Tahun lalu, mengutip BBC, Komite Warisan Dunia Badan Perserikatan Bangsa-Bangsa untuk urusan Pendidikan, Keilmuan, dan Kebudayaan (Unesco) meminta pemerintah Indonesia menghentikan sementara semua proyek infrastruktur di dalam dan sekitar Taman Nasional Komodo. Kawasan Taman Nasional Komodo terdiri dari lima pulau besar dengan populasi komodo terbanyak berada di Loh Liang yang terletak di Pulau Komodo serta Loh Buaya yang berada di Pulau Rinca.
Dalam Dokumen Komite Warisan Dunia UNESCO Nomor WHC/21/44.COM/7B, yang diterbitkan setelah Pertemuan Komite Warisan Dunia (WHC) Unesco di Fuzhou, China, 16–31 Juli 2021, mereka beralasan proyek itu berpotensi berdampak pada nilai universal luar biasa atau Outstanding Universal Value (OUV). OUV merupakan salah satu kriteria penilaian Unesco untuk penetapan warisan dunia. Mereka juga memberikan catatan agar Indonesia memberikan informasi rinci dari rencana induk pariwisata terpadu yang menunjukkan bagaimana properti OUV terlindungi.
Pemerintah Indonesia melalui Kementerian Lingkungan Hidup dan Kehutanan telah memberikan klaim bahwa pembangunan di Pulau Rinca tidak menimbulkan atau berdampak negatif terhadap OUV warisan alam dunia Taman Nasional Komodo.
“Pulau Rinca yang juga masuk Kawasan Taman Nasional Komodo tidak jadi sasaran pembatasan kunjungan dan aktivitas pariwisata. Tidak ada perubahan perilaku atau reproduksi komodo di pulau itu selama kami melakukan penataan dan pembangunan infrastruktur. Kami juga telah mengundang Unesco untuk meninjau langsung pada Maret 2022,” ujar dia saat ditanya alasan mengapa pembatasan kunjungan dan aktivitas wisatawan tidak menyasar juga ke Pulau Rinca.
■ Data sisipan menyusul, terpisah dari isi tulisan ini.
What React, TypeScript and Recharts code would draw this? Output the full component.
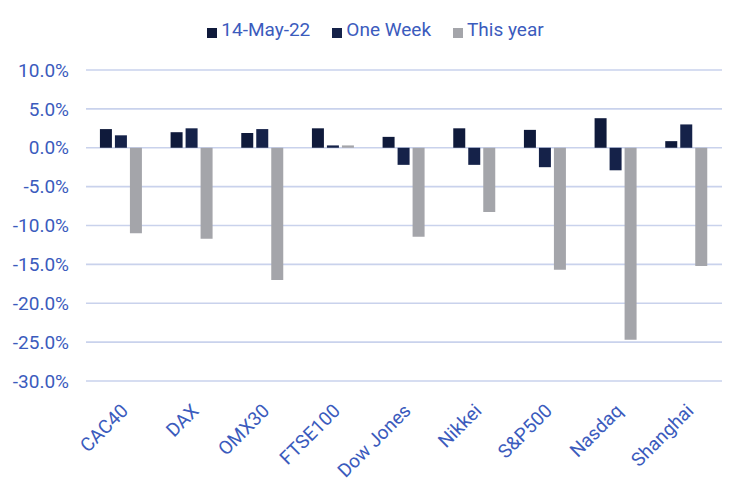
import React from "react";
import { BarChart, Bar, XAxis, YAxis, CartesianGrid, Legend } from "recharts";

const categories = ["CAC40", "DAX", "OMX30", "FTSE100", "Dow Jones", "Nikkei", "S&P500", "Nasdaq", "Shanghai"];
const may14 = [2.4, 2.0, 1.9, 2.5, 1.4, 2.5, 2.3, 3.8, 0.85];
const oneWeek = [1.6, 2.5, 2.4, 0.3, -2.2, -2.2, -2.5, -2.9, 3.0];
const thisYear = [-11.0, -11.7, -17.0, 0.3, -11.45, -8.25, -15.7, -24.7, -15.2];
const yTicks = [-30, -25, -20, -15, -10, -5, 0, 5, 10];

const seriesNames = ["14-May-22", "One Week", "This year"];
const seriesKeys = ["may14", "oneWeek", "thisYear"];
const seriesColors = ["#0f1a3b", "#152249", "#a4a5aa"];

const data = categories.map((c, i) => ({
  name: c,
  may14: may14[i],
  oneWeek: oneWeek[i],
  thisYear: thisYear[i],
}));

const FONT = "Roboto, 'Noto Sans', sans-serif";
const TEXT = "#3b5bbd";
const FS = 19;

const XTick = (props: any) => {
  const { x, y, payload } = props;
  const px = x + 8;
  const py = y;
  return (
    <text
      x={px}
      y={py}
      textAnchor="end"
      fill={TEXT}
      fontSize={FS}
      fontFamily={FONT}
      transform={`rotate(-45 ${px} ${py})`}
    >
      {payload.value}
    </text>
  );
};

const LegendContent = () => (
  <div style={{ height: 70, width: 746, position: "relative" }}>
    <div
      style={{
        position: "absolute",
        top: 18,
        left: 5,
        right: 0,
        display: "flex",
        justifyContent: "center",
        gap: 22,
        fontFamily: FONT,
        fontSize: FS,
        color: TEXT,
        lineHeight: "normal",
      }}
    >
      {seriesNames.map((n, i) => (
        <div key={n} style={{ display: "flex", alignItems: "center" }}>
          <span
            style={{
              display: "inline-block",
              width: 10,
              height: 10,
              background: seriesColors[i],
              marginRight: 4,
              position: "relative",
              top: 3,
            }}
          />
          <span>{n}</span>
        </div>
      ))}
    </div>
  </div>
);

export default function App() {
  return (
    <div style={{ position: "absolute", left: 0, top: 0, width: 746, height: 492, background: "#fff" }}>
      <BarChart
        width={746}
        height={492}
        data={data}
        margin={{ top: 0, right: 24, bottom: 0, left: 0 }}
        barCategoryGap="19.7%"
        barGap={3}
      >
        <CartesianGrid horizontal vertical={false} stroke="#c9d2ec" strokeWidth={1.6} />
        <XAxis
          dataKey="name"
          axisLine={false}
          tickLine={false}
          tickSize={0}
          tickMargin={31}
          height={111}
          interval={0}
          tick={<XTick />}
        />
        <YAxis
          domain={[-30, 10]}
          ticks={yTicks}
          width={86}
          axisLine={false}
          tickLine={false}
          tickSize={0}
          tickMargin={17}
          tickFormatter={(v: number) => `${v.toFixed(1)}%`}
          tick={{ fill: TEXT, fontSize: FS, fontFamily: FONT }}
          interval={0}
        />
        <Legend
          verticalAlign="top"
          align="center"
          content={<LegendContent />}
          wrapperStyle={{ left: 0, top: 0, width: 746 }}
        />
        {seriesKeys.map((k, i) => (
          <Bar key={k} dataKey={k} name={seriesNames[i]} fill={seriesColors[i]} isAnimationActive={false} />
        ))}
      </BarChart>
    </div>
  );
}
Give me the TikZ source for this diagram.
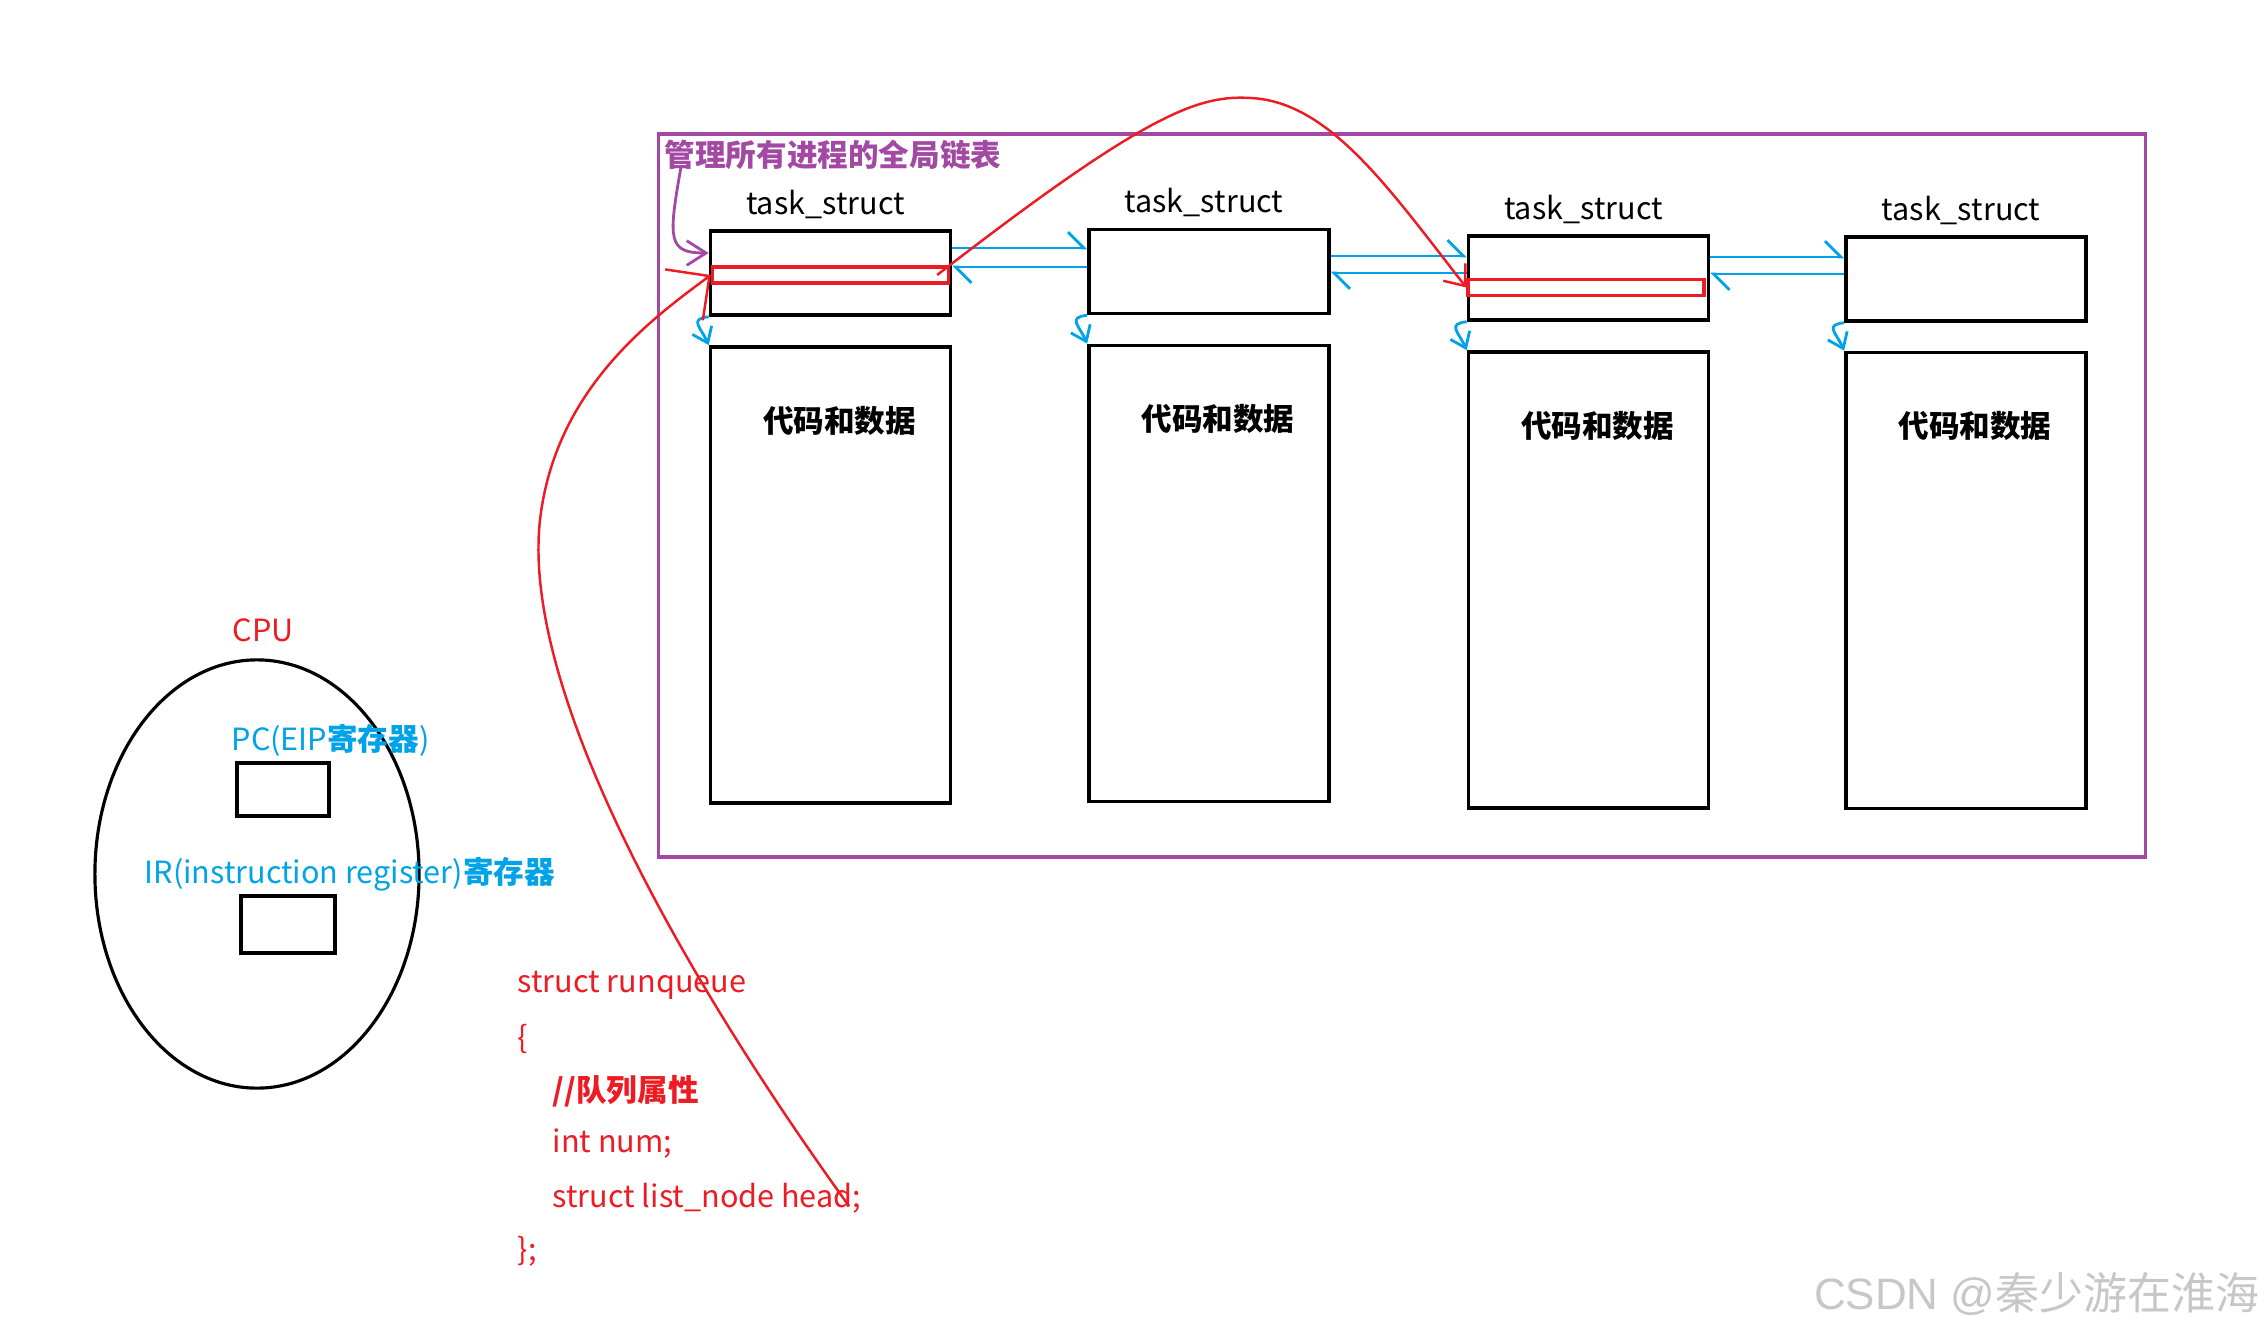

Dalam setahun, jumlah wisatawan maksimal yang boleh berkunjung ke Pulau Komodo dan Pulau Padar hanya 200.000 orang.
Terkait mekanisme pembatasan, Koordinator Pelaksana Program Konservasi Taman Nasional Komodo Carolina Noge menjelaskan, dalam setahun, maksimal jumlah wisatawan yang boleh berkunjung ke Pulau Komodo dan Pulau Padar hanya 200.000 orang. Mereka sebelumnya harus reservasi melalui aplikasi Inisa. Setiap individu wisatawan wajib membayar biaya kontribusi konservasi yang sudah termasuk tiket masuk Taman Nasional Komodo sebesar Rp 3,75 juta. Nilai ini berlaku satu tahun karena sejalan dengan aktivitas konservasi yang berlangsung setiap satu tahun. Agen perjalanan tetap bisa menguruskan tamunya melalui aplikasi itu.
Nominal biaya kontribusi konservasi itu, lanjut Carolina, telah dihitung berdasarkan batas tengah kajian biaya konservasi. Batas bawah biaya konservasi yaitu Rp 2,8 juta per orang, sedangkan batas atas yaitu Rp 5,8 juta per orang. Wisatawan akan diberikan laporan berkala mengenai pertanggungjawaban penggunaan uang konservasi itu.
“Idealnya, semakin besar jumlah pembatasan kunjungan, semakin tinggi nilai biaya kontribusi konservasi. Kami sudah memikirkan matang-matang untuk lebih dulu mengambil batas tengah. Uang itu juga akan kami gunakan untuk pemberdayaan masyarakat lokal, di luar konservasi alam,” imbuh Carolina.
Karena proses reservasi dilakukan melalui aplikasi, harapannya akan memudahkan pengawasan. Pihak Balai Taman Nasional Komodo juga dimungkinkan melakukan pengetatan kunjungan ketika komodo mulai masuk fase reproduksi.
Deputi Bidang Destinasi dan Infrastruktur Kemenparekraf, Vinsensius Jemadu mengatakan, pihak Kemenparekraf selalu menekankan pentingnya konsep pariwisata berkelanjutan. Oleh karena itu, pelestarian alam di Taman Nasional Komodo harus diutamakan. Apalagi, Taman Nasional Komodo telah menjadi salah satu warisan alam dunia Unesco sejak 1991.